• [Problem description]: Output the lines from the top of the entries below to the line with "import pandas as pd", both included, exactly and without pictures.

Code that draws figures:

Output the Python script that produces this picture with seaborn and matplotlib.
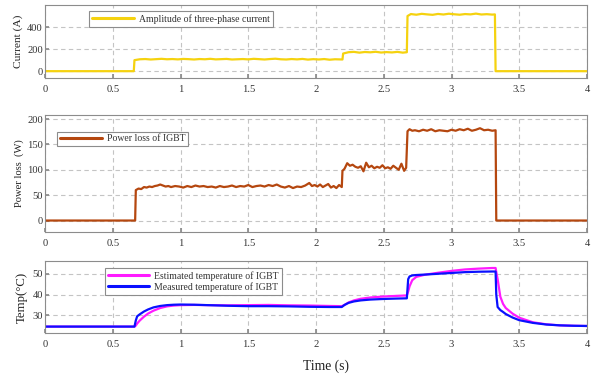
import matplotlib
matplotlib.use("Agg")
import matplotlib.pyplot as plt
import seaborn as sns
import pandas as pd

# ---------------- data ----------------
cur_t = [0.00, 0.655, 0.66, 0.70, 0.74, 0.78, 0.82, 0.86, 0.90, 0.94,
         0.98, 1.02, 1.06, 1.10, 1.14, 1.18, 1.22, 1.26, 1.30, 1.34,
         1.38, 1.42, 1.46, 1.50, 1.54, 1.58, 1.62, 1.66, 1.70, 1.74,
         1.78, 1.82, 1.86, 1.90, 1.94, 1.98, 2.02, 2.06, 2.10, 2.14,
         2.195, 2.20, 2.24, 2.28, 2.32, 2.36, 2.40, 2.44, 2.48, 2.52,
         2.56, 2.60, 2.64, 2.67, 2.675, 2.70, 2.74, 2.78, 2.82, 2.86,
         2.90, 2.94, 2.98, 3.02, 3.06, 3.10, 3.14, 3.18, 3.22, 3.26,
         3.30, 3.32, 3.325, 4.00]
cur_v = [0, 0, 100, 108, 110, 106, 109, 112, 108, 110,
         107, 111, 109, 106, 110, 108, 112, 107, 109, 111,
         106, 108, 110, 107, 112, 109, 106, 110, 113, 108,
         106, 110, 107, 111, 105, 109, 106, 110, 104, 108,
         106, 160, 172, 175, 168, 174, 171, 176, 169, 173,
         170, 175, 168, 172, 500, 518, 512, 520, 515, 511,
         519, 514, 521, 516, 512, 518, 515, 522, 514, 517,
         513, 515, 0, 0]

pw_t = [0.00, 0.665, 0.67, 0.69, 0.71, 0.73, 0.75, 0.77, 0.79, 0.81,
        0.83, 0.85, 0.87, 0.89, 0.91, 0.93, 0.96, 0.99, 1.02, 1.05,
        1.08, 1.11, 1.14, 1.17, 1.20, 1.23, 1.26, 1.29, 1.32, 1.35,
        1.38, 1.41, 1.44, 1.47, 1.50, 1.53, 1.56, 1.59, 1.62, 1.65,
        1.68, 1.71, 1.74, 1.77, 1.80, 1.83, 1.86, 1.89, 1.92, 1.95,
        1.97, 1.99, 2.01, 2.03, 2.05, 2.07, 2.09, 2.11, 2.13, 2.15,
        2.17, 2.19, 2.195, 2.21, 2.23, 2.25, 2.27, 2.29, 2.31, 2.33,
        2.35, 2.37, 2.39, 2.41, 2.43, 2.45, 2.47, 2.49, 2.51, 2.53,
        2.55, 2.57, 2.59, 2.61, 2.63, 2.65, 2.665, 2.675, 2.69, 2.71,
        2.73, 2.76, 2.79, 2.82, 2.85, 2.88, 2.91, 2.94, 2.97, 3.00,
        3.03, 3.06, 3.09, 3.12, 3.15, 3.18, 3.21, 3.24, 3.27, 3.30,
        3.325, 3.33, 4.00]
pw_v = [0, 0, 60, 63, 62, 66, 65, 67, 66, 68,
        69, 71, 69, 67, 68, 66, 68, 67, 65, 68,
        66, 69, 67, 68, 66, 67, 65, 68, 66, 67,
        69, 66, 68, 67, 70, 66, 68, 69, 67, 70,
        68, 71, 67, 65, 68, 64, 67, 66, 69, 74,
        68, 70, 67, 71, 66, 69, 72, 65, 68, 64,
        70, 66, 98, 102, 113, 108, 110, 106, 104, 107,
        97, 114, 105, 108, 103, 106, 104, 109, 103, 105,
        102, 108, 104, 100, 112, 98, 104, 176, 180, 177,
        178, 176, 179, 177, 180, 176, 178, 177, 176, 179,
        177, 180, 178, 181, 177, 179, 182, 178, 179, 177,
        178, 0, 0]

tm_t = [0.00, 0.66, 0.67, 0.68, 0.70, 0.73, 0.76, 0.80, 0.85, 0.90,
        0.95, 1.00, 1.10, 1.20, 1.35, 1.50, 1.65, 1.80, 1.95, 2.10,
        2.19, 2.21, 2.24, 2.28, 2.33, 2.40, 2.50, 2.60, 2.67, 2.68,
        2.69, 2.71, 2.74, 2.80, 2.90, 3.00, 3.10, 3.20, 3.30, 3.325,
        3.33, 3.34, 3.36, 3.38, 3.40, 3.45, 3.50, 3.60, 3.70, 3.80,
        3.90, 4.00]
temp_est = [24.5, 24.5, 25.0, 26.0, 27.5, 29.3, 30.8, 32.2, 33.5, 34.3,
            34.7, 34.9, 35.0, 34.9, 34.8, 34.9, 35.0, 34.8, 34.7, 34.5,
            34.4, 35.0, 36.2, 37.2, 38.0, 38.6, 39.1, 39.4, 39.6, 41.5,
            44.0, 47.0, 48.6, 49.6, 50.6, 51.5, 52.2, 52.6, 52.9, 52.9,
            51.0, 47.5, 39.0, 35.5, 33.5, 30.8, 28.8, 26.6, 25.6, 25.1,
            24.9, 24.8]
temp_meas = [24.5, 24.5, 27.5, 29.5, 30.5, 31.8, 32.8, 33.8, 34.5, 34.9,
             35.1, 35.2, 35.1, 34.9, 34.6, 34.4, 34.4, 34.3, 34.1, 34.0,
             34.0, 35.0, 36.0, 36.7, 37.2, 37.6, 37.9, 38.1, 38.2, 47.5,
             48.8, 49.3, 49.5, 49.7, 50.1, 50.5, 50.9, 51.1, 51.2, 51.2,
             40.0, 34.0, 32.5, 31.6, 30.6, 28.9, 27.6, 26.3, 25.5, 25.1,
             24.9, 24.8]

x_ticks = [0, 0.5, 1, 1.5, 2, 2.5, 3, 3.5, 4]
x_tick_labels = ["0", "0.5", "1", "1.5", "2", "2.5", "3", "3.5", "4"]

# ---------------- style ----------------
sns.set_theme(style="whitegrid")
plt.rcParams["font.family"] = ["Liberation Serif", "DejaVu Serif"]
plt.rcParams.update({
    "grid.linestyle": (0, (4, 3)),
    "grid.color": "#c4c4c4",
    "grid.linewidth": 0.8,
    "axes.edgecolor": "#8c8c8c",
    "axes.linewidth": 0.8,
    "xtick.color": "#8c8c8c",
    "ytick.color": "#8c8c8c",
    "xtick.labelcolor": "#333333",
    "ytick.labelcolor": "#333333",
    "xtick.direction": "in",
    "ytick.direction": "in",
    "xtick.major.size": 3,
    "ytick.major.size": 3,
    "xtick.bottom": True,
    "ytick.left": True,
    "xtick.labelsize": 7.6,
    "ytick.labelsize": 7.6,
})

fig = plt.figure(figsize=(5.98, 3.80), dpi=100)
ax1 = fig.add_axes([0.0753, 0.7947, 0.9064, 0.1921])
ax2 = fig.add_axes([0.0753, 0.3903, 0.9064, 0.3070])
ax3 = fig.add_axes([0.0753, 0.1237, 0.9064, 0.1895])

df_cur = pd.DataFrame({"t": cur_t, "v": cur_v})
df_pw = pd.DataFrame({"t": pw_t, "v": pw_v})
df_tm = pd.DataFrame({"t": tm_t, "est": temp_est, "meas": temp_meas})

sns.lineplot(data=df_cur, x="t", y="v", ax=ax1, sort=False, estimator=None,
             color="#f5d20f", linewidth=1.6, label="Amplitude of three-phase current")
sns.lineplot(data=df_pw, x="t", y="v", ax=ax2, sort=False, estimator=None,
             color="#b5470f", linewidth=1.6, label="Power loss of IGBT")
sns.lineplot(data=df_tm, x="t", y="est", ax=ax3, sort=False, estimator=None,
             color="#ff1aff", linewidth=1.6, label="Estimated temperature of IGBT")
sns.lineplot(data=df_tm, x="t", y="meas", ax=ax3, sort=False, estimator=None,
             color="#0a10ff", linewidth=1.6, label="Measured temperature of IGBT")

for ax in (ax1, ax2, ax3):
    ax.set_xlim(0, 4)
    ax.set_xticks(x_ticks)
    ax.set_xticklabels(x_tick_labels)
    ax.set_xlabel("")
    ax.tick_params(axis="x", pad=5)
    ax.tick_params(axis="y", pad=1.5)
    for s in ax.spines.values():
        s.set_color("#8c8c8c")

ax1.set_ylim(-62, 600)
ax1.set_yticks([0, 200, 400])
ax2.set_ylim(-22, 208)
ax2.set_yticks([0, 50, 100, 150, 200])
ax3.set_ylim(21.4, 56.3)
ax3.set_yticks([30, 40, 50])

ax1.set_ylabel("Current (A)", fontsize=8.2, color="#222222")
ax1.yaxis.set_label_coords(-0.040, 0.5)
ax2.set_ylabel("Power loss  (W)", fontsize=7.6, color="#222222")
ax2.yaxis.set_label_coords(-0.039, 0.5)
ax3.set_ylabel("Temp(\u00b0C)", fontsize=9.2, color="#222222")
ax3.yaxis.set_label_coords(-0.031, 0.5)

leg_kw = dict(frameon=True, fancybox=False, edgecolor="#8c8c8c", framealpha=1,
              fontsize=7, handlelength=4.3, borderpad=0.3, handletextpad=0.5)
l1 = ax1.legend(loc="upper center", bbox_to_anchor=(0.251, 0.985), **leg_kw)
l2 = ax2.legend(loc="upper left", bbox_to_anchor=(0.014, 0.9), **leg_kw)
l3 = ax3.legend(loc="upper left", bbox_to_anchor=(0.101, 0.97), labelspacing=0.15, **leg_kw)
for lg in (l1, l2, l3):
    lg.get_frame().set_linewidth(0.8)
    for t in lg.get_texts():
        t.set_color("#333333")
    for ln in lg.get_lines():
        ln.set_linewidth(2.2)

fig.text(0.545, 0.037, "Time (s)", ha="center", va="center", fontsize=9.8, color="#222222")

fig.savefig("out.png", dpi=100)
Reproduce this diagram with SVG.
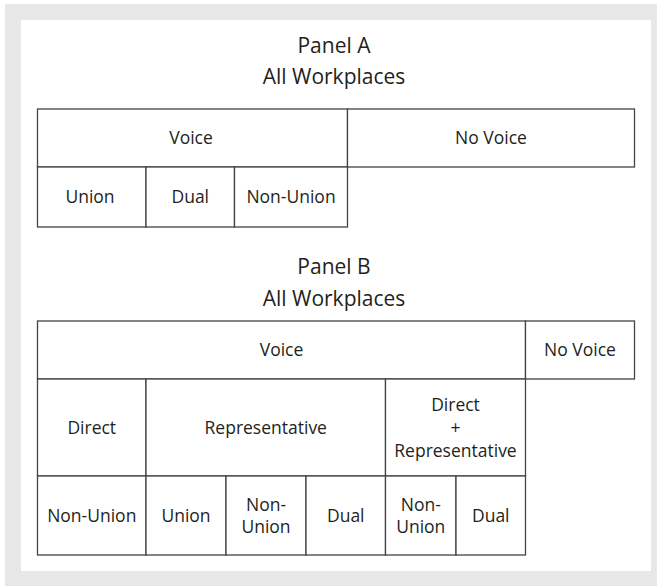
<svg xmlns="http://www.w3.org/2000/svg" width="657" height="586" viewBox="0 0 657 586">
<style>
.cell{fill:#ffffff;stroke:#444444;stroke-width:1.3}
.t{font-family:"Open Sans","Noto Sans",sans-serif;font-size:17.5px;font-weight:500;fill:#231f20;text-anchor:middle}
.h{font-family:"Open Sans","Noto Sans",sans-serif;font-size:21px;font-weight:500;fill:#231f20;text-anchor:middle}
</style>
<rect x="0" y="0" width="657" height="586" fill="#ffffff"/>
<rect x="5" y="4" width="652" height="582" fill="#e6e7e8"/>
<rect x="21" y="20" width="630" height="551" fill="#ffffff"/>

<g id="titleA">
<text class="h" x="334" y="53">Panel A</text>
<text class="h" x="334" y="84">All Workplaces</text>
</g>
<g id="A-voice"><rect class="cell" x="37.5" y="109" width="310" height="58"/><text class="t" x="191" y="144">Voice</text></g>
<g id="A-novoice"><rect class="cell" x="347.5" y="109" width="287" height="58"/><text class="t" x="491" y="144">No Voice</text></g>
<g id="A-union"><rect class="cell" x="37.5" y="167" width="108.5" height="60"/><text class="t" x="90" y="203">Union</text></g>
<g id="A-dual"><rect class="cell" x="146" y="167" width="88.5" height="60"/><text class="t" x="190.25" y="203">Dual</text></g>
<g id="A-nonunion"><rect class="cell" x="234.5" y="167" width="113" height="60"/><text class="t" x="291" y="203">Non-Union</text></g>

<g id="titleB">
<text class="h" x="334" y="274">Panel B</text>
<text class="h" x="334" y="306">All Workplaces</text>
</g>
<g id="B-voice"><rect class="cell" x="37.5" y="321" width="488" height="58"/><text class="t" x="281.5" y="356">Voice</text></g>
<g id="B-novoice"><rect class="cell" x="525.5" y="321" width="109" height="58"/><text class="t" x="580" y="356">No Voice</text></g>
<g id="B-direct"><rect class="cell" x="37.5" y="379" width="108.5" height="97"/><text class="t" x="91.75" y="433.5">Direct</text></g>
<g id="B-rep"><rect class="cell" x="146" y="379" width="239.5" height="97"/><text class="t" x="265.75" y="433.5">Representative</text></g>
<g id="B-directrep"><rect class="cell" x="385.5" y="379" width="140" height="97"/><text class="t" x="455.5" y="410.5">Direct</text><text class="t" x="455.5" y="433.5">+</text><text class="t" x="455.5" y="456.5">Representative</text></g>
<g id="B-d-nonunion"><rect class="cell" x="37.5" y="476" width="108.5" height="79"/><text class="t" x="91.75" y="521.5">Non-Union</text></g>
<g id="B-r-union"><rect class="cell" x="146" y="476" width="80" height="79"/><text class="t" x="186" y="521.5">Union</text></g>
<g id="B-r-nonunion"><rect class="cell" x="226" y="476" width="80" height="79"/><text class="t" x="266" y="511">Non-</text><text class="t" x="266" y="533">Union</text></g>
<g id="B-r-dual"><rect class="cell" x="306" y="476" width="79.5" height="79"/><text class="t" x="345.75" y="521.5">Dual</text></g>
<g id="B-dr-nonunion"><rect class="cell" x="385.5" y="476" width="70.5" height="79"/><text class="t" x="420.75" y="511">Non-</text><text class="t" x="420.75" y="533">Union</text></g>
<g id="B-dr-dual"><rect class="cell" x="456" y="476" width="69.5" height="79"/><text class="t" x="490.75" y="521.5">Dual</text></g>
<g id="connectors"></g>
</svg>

• [Output of the exercise]:
Output the Python script that produces this picture with seaborn and matplotlib.
import matplotlib
matplotlib.use("Agg")
import matplotlib.pyplot as plt
import seaborn as sns
import pandas as pd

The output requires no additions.